Modern engines are designed to operate at a specific coolant temperature — typically around 90-95°C. The ECU expects to see coolant temperatures in that range and adjusts fuel trims, ignition timing, and emissions equipment accordingly. If you install a radiator that's drastically oversized for the engine's heat output, the engine never gets up to proper operating temperature, and you end up running rich (worse fuel economy, deposits in the combustion chamber, premature oil dilution) and operating outside the manufacturer's design envelope.
This is why KOYORAD's modern philosophy is "right-sized, dense, efficient" rather than "biggest possible." The V-Core and Hyper V-Core series exist precisely because the older "bigger is better" approach has real downsides on modern engines.

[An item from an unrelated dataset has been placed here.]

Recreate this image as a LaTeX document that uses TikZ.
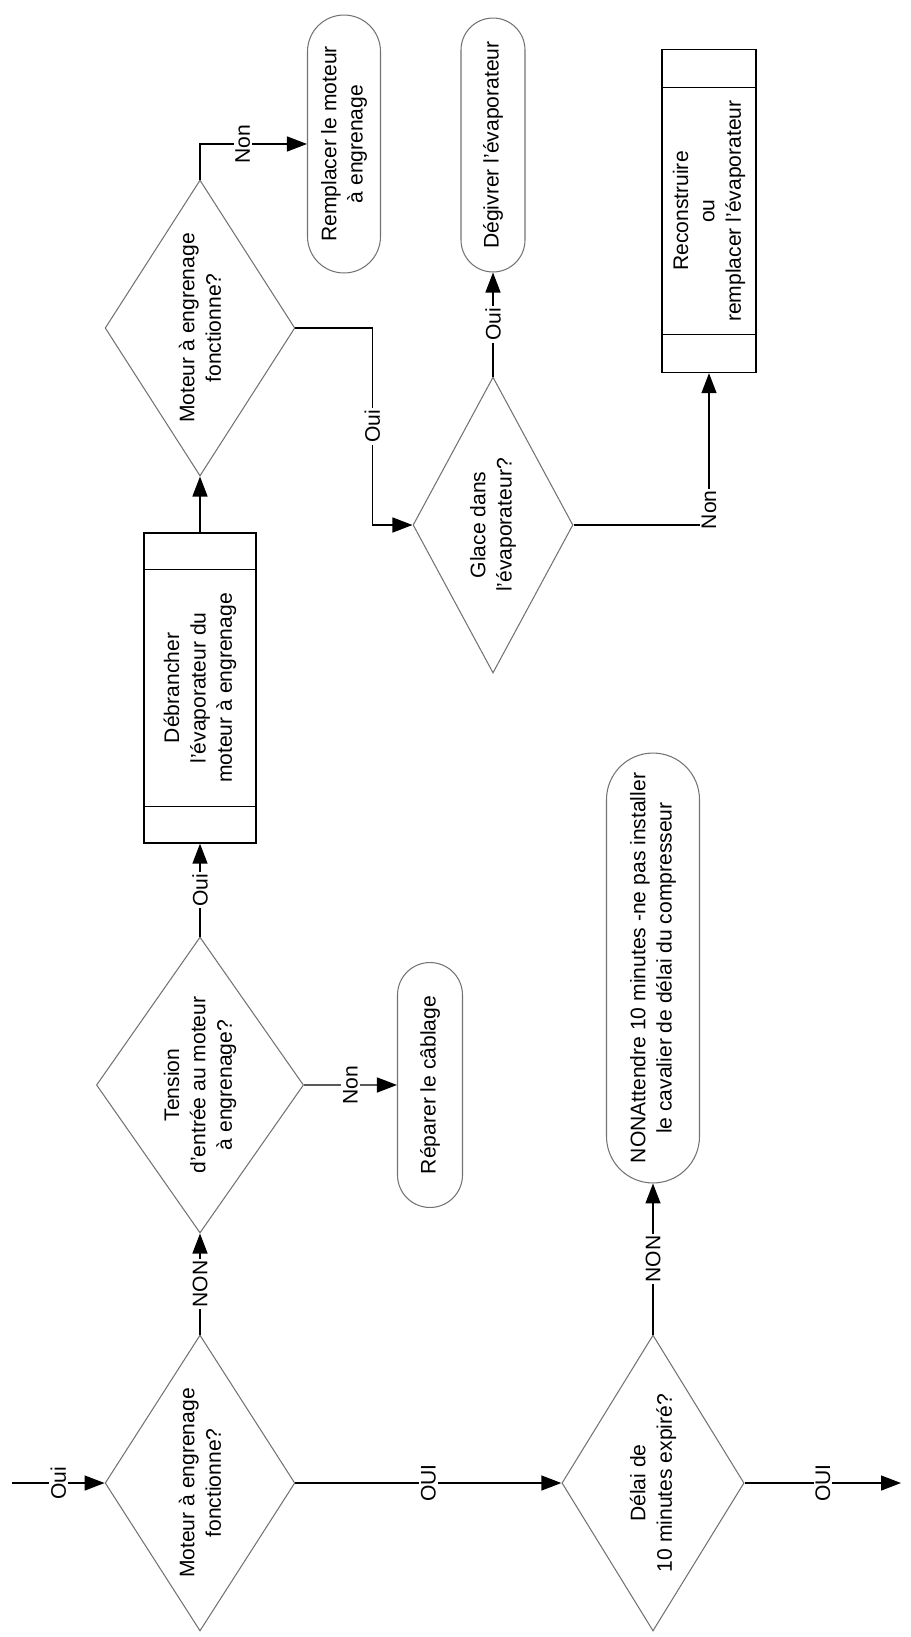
\documentclass[tikz,border=0pt]{standalone}
\usepackage{fontspec}
\setmainfont{Liberation Sans}
\usetikzlibrary{shapes.geometric,shapes.misc,arrows.meta,calc}
\tikzset{
  every node/.style={font=\fontsize{12}{15}\selectfont},
  decision/.style={draw=gray!90!black, line width=0.6pt, diamond, rotate=90, align=center,
    minimum width=5.92cm, minimum height=3.2cm, inner sep=-6pt},
  process/.style={draw, line width=0.8pt, rectangle, rotate=90, align=center, inner sep=1pt},
  terminal/.style={draw=gray!90!black, line width=0.6pt, rounded rectangle, rotate=90, align=center, inner sep=0pt},
  flow/.style={draw, line width=0.8pt, -{Triangle[length=0.4cm,width=0.3cm]}},
  lbl/.style={fill=white, rotate=90, inner sep=1pt}
}
\begin{document}
\begin{tikzpicture}[x=0.02cm, y=-0.02cm]
    \useasboundingbox (0,0) rectangle (910,1637);

    % questions
    \node[decision] (d1) at (200,1483) {Moteur à engrenage\\fonctionne?};
    \node[decision] (d2) at (653,1483) {Délai de\\10 minutes expiré?};
    \node[decision] (d3) at (200,1085) {Tension\\d'entrée au moteur\\à engrenage?};
    \node[decision] (d4) at (200,328) {Moteur à engrenage\\fonctionne?};
    \node[decision] (d5) at (493,525) {Glace dans\\l'évaporateur?};

    % actions
    \node[process, minimum width=6.2cm, minimum height=2.24cm] (b1) at (200,688) {Débrancher\\l'évaporateur du\\moteur à engrenage};
    \node[process, minimum width=6.46cm, minimum height=1.88cm] (b2) at (709,211) {Reconstruire\\ou\\remplacer l'évaporateur};
    \foreach \b in {b1,b2} {
      \foreach \k in {0.12,0.88} {
        \draw[line width=0.8pt] ($(\b.north east)!\k!(\b.north west)$) -- ($(\b.south east)!\k!(\b.south west)$);
      }
    }

    % ends
    \node[terminal, minimum width=5.16cm, minimum height=1.46cm] (t1) at (344,144) {Remplacer le moteur\\à engrenage};
    \node[terminal, minimum width=5.08cm, minimum height=1.28cm] (t2) at (493,145) {Dégivrer l'évaporateur};
    \node[terminal, minimum width=4.9cm, minimum height=1.3cm] (t3) at (430,1085) {Réparer le câblage};
    \node[terminal, minimum width=8.6cm, minimum height=1.86cm] (t4) at (653,968) {NONAttendre 10 minutes -ne pas installer\\le cavalier de délai du compresseur};

    \coordinate (in) at (12,1483);
    \coordinate (out) at (901,1483);
    \coordinate (j1) at ($(d4.south)+(77,0)$);

    \draw[flow] (in) -- node[lbl] {Oui} (d1);
    \draw[flow] (d1) -- node[lbl] {OUI} (d2);
    \draw[flow] (d2) -- node[lbl] {OUI} (out);
    \draw[flow] (d1) -- node[lbl] {NON} (d3);
    \draw[flow] (d2) -- node[lbl] {NON} (t4);
    \draw[flow] (d3) -- node[lbl] {Non} (t3);
    \draw[flow] (d3) -- node[lbl] {Oui} (b1);
    \draw[flow] (b1) -- (d4);
    \draw[flow] (d4.east) |- node[lbl, pos=0.7] {Non} (t1);
    \draw[flow] (d4.south) -- (j1) |- node[lbl, pos=0.25] {Oui} (d5.north);
    \draw[flow] (d5) -- node[lbl] {Oui} (t2);
    \draw[flow] (d5.south) -| node[lbl, pos=0.55] {Non} (b2);
\end{tikzpicture}
\end{document}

Practical takeaway: don't pick a radiator based on physical size or coolant volume alone. Pick based on the engine's actual cooling demand and the driving environment. For a stock-tune car driven mostly on the street, a Hyper V-Core with N-Flo will typically be over-engineered. For a tuned street/track car in a hot climate, it's perfect. For a dedicated track car or high-power build, the HH Series or thicker-core options earn their keep.
What All KOYORAD Series Share
Regardless of which series you choose, every KOYORAD performance radiator includes the same fundamentals:
- Japanese-engineered at KOYORAD's head office in Nagoya, Japan, and built in KOYORAD's wholly-owned ISO 9001 certified facility in Indonesia under Japanese engineering oversight — not subcontracted
- Hand TIG-welded end tanks — not machine welded, not seam-only welded, properly hand-welded by KOYORAD technicians
- Nocolok-brazed aluminium cores for maximum thermal conductivity and joint integrity
- Factory-position fitment retaining stock fan shrouds, fan mounts, hose locations and (where applicable) sensor bungs
- No engine modifications required for direct-fit installation
How to Pick the Right Series for Your Car — Quick Decision Guide
Modern car (2008+) with tight engine bay, daily driver or street/track: Hyper V-Core if KOYORAD offers it. Standard V-Core if not.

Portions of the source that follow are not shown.